### Your objective
Starting at the first line of the listing below, repeat each line up to and including the one containing "return (px - OFF". Leave out pictures.

### Given entries
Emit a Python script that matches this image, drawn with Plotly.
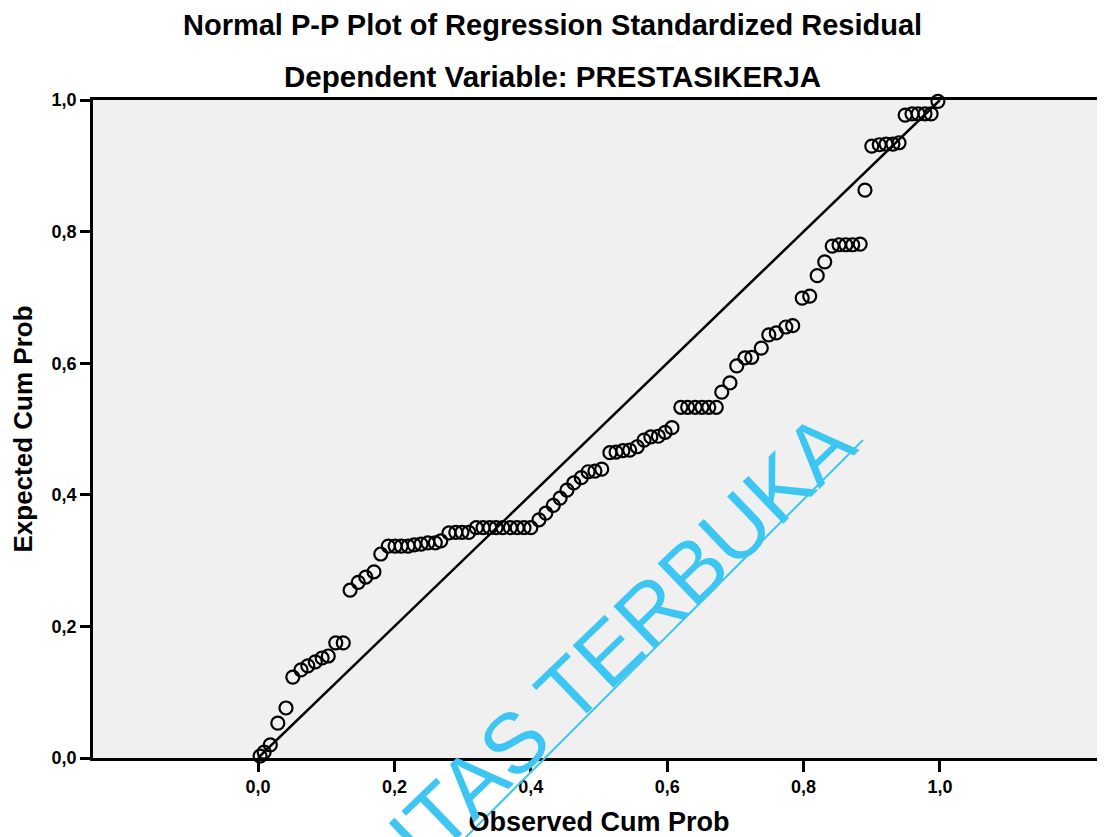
import plotly.graph_objects as go

# Observed cumulative probability (x) and expected cumulative probability (y)
observed_cum_prob = [
    0.003, 0.009, 0.018, 0.029, 0.041, 0.051, 0.063, 0.073, 0.084, 0.094,
    0.103, 0.114, 0.125, 0.135, 0.147, 0.158, 0.170, 0.180, 0.191, 0.201,
    0.210, 0.220, 0.229, 0.239, 0.249, 0.260, 0.268, 0.280, 0.290, 0.299,
    0.309, 0.320, 0.330, 0.340, 0.349, 0.359, 0.370, 0.380, 0.390, 0.400,
    0.412, 0.422, 0.433, 0.443, 0.453, 0.463, 0.474, 0.484, 0.494, 0.504,
    0.516, 0.525, 0.535, 0.545, 0.556, 0.566, 0.576, 0.587, 0.597, 0.607,
    0.620, 0.630, 0.641, 0.651, 0.661, 0.672, 0.680, 0.692, 0.702, 0.714,
    0.724, 0.738, 0.749, 0.760, 0.774, 0.784, 0.798, 0.809, 0.820, 0.831,
    0.842, 0.852, 0.862, 0.872, 0.883, 0.890, 0.900, 0.911, 0.921, 0.931,
    0.940, 0.949, 0.959, 0.968, 0.978, 0.987, 0.997,
]
expected_cum_prob = [
    0.003, 0.009, 0.020, 0.053, 0.076, 0.123, 0.134, 0.140, 0.146, 0.152,
    0.155, 0.175, 0.175, 0.255, 0.267, 0.275, 0.283, 0.310, 0.322, 0.322,
    0.322, 0.322, 0.324, 0.325, 0.327, 0.327, 0.330, 0.342, 0.343, 0.343,
    0.343, 0.350, 0.350, 0.350, 0.350, 0.350, 0.350, 0.350, 0.350, 0.350,
    0.362, 0.372, 0.384, 0.395, 0.407, 0.418, 0.426, 0.435, 0.436, 0.439,
    0.464, 0.465, 0.467, 0.468, 0.473, 0.483, 0.488, 0.489, 0.495, 0.502,
    0.533, 0.533, 0.533, 0.533, 0.533, 0.533, 0.556, 0.570, 0.596, 0.608,
    0.609, 0.623, 0.643, 0.646, 0.655, 0.657, 0.699, 0.702, 0.733, 0.754,
    0.778, 0.780, 0.780, 0.780, 0.781, 0.863, 0.930, 0.932, 0.933, 0.933,
    0.935, 0.977, 0.979, 0.979, 0.979, 0.979, 0.998,
]
reference_line = [0.0, 1.0]
tick_values = [0.0, 0.2, 0.4, 0.6, 0.8, 1.0]
tick_labels = ["0,0", "0,2", "0,4", "0,6", "0,8", "1,0"]

FONT = "Liberation Sans, Arial, sans-serif"
OFF = 8  # default page body margin in the browser
W, H = 1105 - OFF, 837 - OFF
ML, MR, MT, MB = 93 - OFF, 0, 100 - OFF, 79
plot_w = W - ML - MR
plot_h = H - MT - MB


def px_to_paper(px, py):
    # convert a screenshot pixel position into plot-area paper fractions
    return (px - OFF - ML) / plot_w, (H - MB - (py - OFF)) / plot_h


fig = go.Figure()
fig.add_trace(go.Scatter(
    x=reference_line, y=reference_line, mode="lines",
    line=dict(color="black", width=2.5), showlegend=False, hoverinfo="skip",
))
fig.add_trace(go.Scatter(
    x=observed_cum_prob, y=expected_cum_prob, mode="markers",
    marker=dict(symbol="circle-open", size=13, color="black", line=dict(width=2.2, color="black")),
    showlegend=False, cliponaxis=False,
))

axis_font = dict(family=FONT, size=18, color="black", weight="bold")
fig.update_xaxes(
    range=[-0.242, 1.242], tickvals=tick_values, ticktext=tick_labels,
    showgrid=False, zeroline=False, showline=True, linecolor="black", linewidth=2.5,
    mirror=True, ticks="outside", ticklen=11, tickwidth=2.5, tickcolor="black",
    tickfont=axis_font,
    title=dict(text="<b>Observed Cum Prob</b>", font=dict(family=FONT, size=27, color="black"), standoff=18),
)
fig.update_yaxes(
    range=[0, 1], tickvals=tick_values, ticktext=tick_labels,
    showgrid=False, zeroline=False, showline=True, linecolor="black", linewidth=2.5,
    ticks="outside", ticklen=10, tickwidth=2.5, tickcolor="black",
    tickfont=axis_font,
    title=dict(text="<b>Expected Cum Prob</b>", font=dict(family=FONT, size=26, color="black"), standoff=14),
)

fig.update_layout(
    width=W, height=H,
    margin=dict(l=ML, r=MR, t=MT, b=MB, pad=0),
    paper_bgcolor="white", plot_bgcolor="#f0f0f0",
    font=dict(family=FONT, color="black"),
)

tx, ty = px_to_paper(1105 / 2, 25)
sx, sy = px_to_paper(1105 / 2, 77)
wx, wy = px_to_paper(485, 770)
fig.add_annotation(text="<b>Normal P-P Plot of Regression Standardized Residual</b>",
                   xref="paper", yref="paper", x=tx, y=ty, xanchor="center", yanchor="middle",
                   showarrow=False, font=dict(family=FONT, size=29, color="black"))
fig.add_annotation(text="<b>Dependent Variable: PRESTASIKERJA</b>",
                   xref="paper", yref="paper", x=sx, y=sy, xanchor="center", yanchor="middle",
                   showarrow=False, font=dict(family=FONT, size=29.5, color="black"))
# Watermark
fig.add_annotation(text="UNIVERSITAS TERBUKA",
                   xref="paper", yref="paper", x=wx, y=wy, xanchor="center", yanchor="middle",
                   textangle=-44, showarrow=False,
                   font=dict(family=FONT, size=85, color="#3ec6f2"))
ux0, uy0 = px_to_paper(300, 1003)
ux1, uy1 = px_to_paper(863, 440)
fig.add_shape(type="line", xref="paper", yref="paper", x0=ux0, y0=uy0, x1=ux1, y1=uy1,
              line=dict(color="#3ec6f2", width=2))

fig.write_html("out.html")
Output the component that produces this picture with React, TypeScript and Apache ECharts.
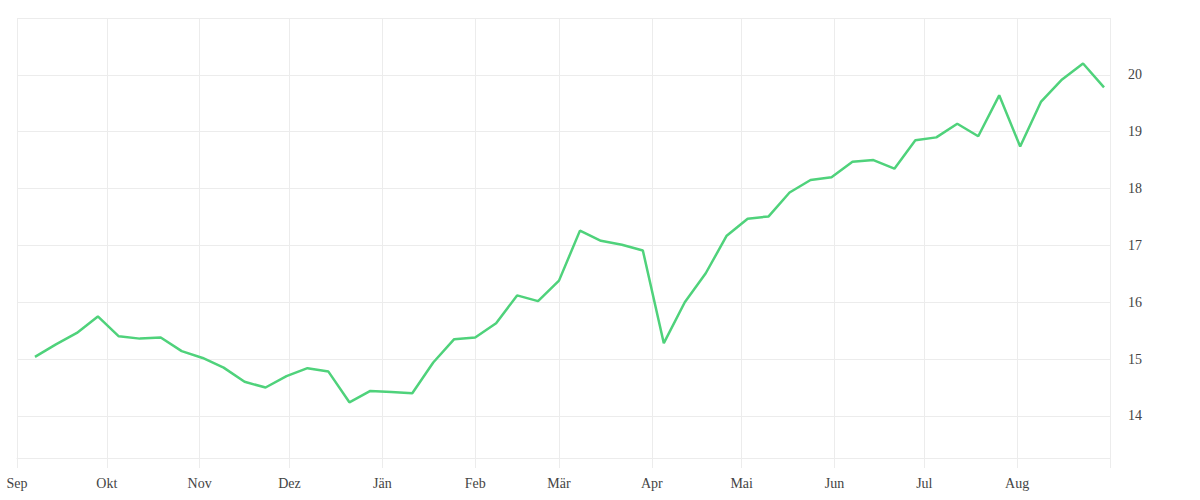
import { useEffect, useRef } from 'react';
import * as echarts from 'echarts';

// weekly readings, Sep 2022 – Aug 2023
const weeks = [
  '2022-09-07', '2022-09-14', '2022-09-21', '2022-09-28',
  '2022-10-05', '2022-10-12', '2022-10-19', '2022-10-26',
  '2022-11-02', '2022-11-09', '2022-11-16', '2022-11-23', '2022-11-30',
  '2022-12-07', '2022-12-14', '2022-12-21', '2022-12-28',
  '2023-01-04', '2023-01-11', '2023-01-18', '2023-01-25',
  '2023-02-01', '2023-02-08', '2023-02-15', '2023-02-22',
  '2023-03-01', '2023-03-08', '2023-03-15', '2023-03-22', '2023-03-29',
  '2023-04-05', '2023-04-12', '2023-04-19', '2023-04-26',
  '2023-05-03', '2023-05-10', '2023-05-17', '2023-05-24', '2023-05-31',
  '2023-06-07', '2023-06-14', '2023-06-21', '2023-06-28',
  '2023-07-05', '2023-07-12', '2023-07-19', '2023-07-26',
  '2023-08-02', '2023-08-09', '2023-08-16', '2023-08-23', '2023-08-30',
];

const values = [
  15.04, 15.26, 15.46, 15.75,
  15.4, 15.36, 15.38, 15.14,
  15.02, 14.85, 14.6, 14.5, 14.7,
  14.84, 14.78, 14.24, 14.44,
  14.42, 14.4, 14.94, 15.35,
  15.38, 15.63, 16.12, 16.02,
  16.38, 17.26, 17.08, 17.01, 16.91,
  15.28, 16.0, 16.51, 17.17,
  17.47, 17.51, 17.93, 18.15, 18.2,
  18.47, 18.5, 18.35, 18.85,
  18.9, 19.14, 18.92, 19.64,
  18.74, 19.53, 19.92, 20.2, 19.78,
];

const monthLabels = ['Jän', 'Feb', 'Mär', 'Apr', 'Mai', 'Jun', 'Jul', 'Aug', 'Sep', 'Okt', 'Nov', 'Dez'];

const X_MIN = '2022-09-01';
const X_MAX = '2023-09-01';

const GRID = '#ececec';
const FONT = "'Liberation Serif', serif";

export default function App() {
  const ref = useRef<HTMLDivElement>(null);

  useEffect(() => {
    const dom = ref.current;
    if (!dom) return;
    const chart = echarts.init(dom, undefined, { renderer: 'svg' });
    const endTime = new Date(2023, 8, 1).getTime();

    chart.setOption({
      animation: false,
      grid: { left: 17, right: 90, top: 18, bottom: 42 },
      xAxis: {
        type: 'time',
        min: X_MIN,
        max: X_MAX,
        splitNumber: 12,
        axisLine: { lineStyle: { color: GRID } },
        axisTick: { show: true, length: 10, lineStyle: { color: GRID } },
        splitLine: { show: true, lineStyle: { color: GRID } },
        axisLabel: {
          margin: 18,
          color: '#444',
          fontFamily: FONT,
          fontSize: 14,
          fontWeight: 'normal',
          formatter: (v: number) => (v >= endTime ? '' : monthLabels[new Date(v).getMonth()]),
        },
      },
      yAxis: {
        type: 'value',
        position: 'right',
        min: 13.26,
        max: 21,
        minInterval: 1,
        maxInterval: 1,
        splitNumber: 8,
        axisLine: { show: false },
        axisTick: { show: false },
        splitLine: { lineStyle: { color: GRID } },
        axisLabel: {
          margin: 18,
          color: '#444',
          fontFamily: FONT,
          fontSize: 14,
          formatter: (v: number) => (Number.isInteger(v) && v < 21 ? String(v) : ''),
        },
      },
      series: [
        {
          type: 'line',
          data: weeks.map((d, i) => [d, values[i]]),
          showSymbol: false,
          lineStyle: { color: '#4fd27b', width: 2.5 },
          itemStyle: { color: '#4fd27b' },
        },
      ],
    } as echarts.EChartsOption);

    return () => chart.dispose();
  }, []);

  return <div ref={ref} style={{ position: 'fixed', left: 0, top: 0, width: 1200, height: 500, background: '#fff' }} />;
}
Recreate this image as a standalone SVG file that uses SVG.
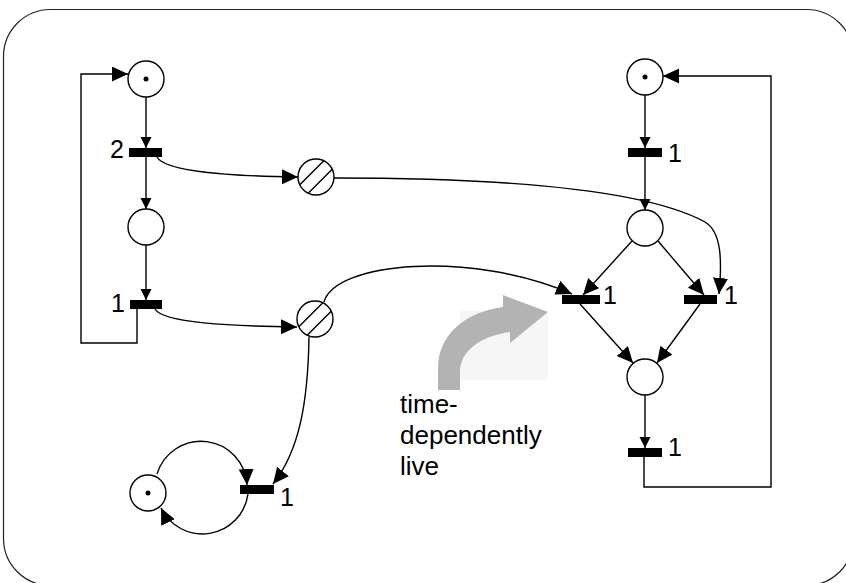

### Task response
Emit a Python script that matches this image, drawn with Plotly.
import plotly.graph_objects as go

# Observed cumulative probability (x) and expected cumulative probability (y)
observed_cum_prob = [
    0.003, 0.009, 0.018, 0.029, 0.041, 0.051, 0.063, 0.073, 0.084, 0.094,
    0.103, 0.114, 0.125, 0.135, 0.147, 0.158, 0.170, 0.180, 0.191, 0.201,
    0.210, 0.220, 0.229, 0.239, 0.249, 0.260, 0.268, 0.280, 0.290, 0.299,
    0.309, 0.320, 0.330, 0.340, 0.349, 0.359, 0.370, 0.380, 0.390, 0.400,
    0.412, 0.422, 0.433, 0.443, 0.453, 0.463, 0.474, 0.484, 0.494, 0.504,
    0.516, 0.525, 0.535, 0.545, 0.556, 0.566, 0.576, 0.587, 0.597, 0.607,
    0.620, 0.630, 0.641, 0.651, 0.661, 0.672, 0.680, 0.692, 0.702, 0.714,
    0.724, 0.738, 0.749, 0.760, 0.774, 0.784, 0.798, 0.809, 0.820, 0.831,
    0.842, 0.852, 0.862, 0.872, 0.883, 0.890, 0.900, 0.911, 0.921, 0.931,
    0.940, 0.949, 0.959, 0.968, 0.978, 0.987, 0.997,
]
expected_cum_prob = [
    0.003, 0.009, 0.020, 0.053, 0.076, 0.123, 0.134, 0.140, 0.146, 0.152,
    0.155, 0.175, 0.175, 0.255, 0.267, 0.275, 0.283, 0.310, 0.322, 0.322,
    0.322, 0.322, 0.324, 0.325, 0.327, 0.327, 0.330, 0.342, 0.343, 0.343,
    0.343, 0.350, 0.350, 0.350, 0.350, 0.350, 0.350, 0.350, 0.350, 0.350,
    0.362, 0.372, 0.384, 0.395, 0.407, 0.418, 0.426, 0.435, 0.436, 0.439,
    0.464, 0.465, 0.467, 0.468, 0.473, 0.483, 0.488, 0.489, 0.495, 0.502,
    0.533, 0.533, 0.533, 0.533, 0.533, 0.533, 0.556, 0.570, 0.596, 0.608,
    0.609, 0.623, 0.643, 0.646, 0.655, 0.657, 0.699, 0.702, 0.733, 0.754,
    0.778, 0.780, 0.780, 0.780, 0.781, 0.863, 0.930, 0.932, 0.933, 0.933,
    0.935, 0.977, 0.979, 0.979, 0.979, 0.979, 0.998,
]
reference_line = [0.0, 1.0]
tick_values = [0.0, 0.2, 0.4, 0.6, 0.8, 1.0]
tick_labels = ["0,0", "0,2", "0,4", "0,6", "0,8", "1,0"]

FONT = "Liberation Sans, Arial, sans-serif"
OFF = 8  # default page body margin in the browser
W, H = 1105 - OFF, 837 - OFF
ML, MR, MT, MB = 93 - OFF, 0, 100 - OFF, 79
plot_w = W - ML - MR
plot_h = H - MT - MB


def px_to_paper(px, py):
    # convert a screenshot pixel position into plot-area paper fractions
    return (px - OFF - ML) / plot_w, (H - MB - (py - OFF)) / plot_h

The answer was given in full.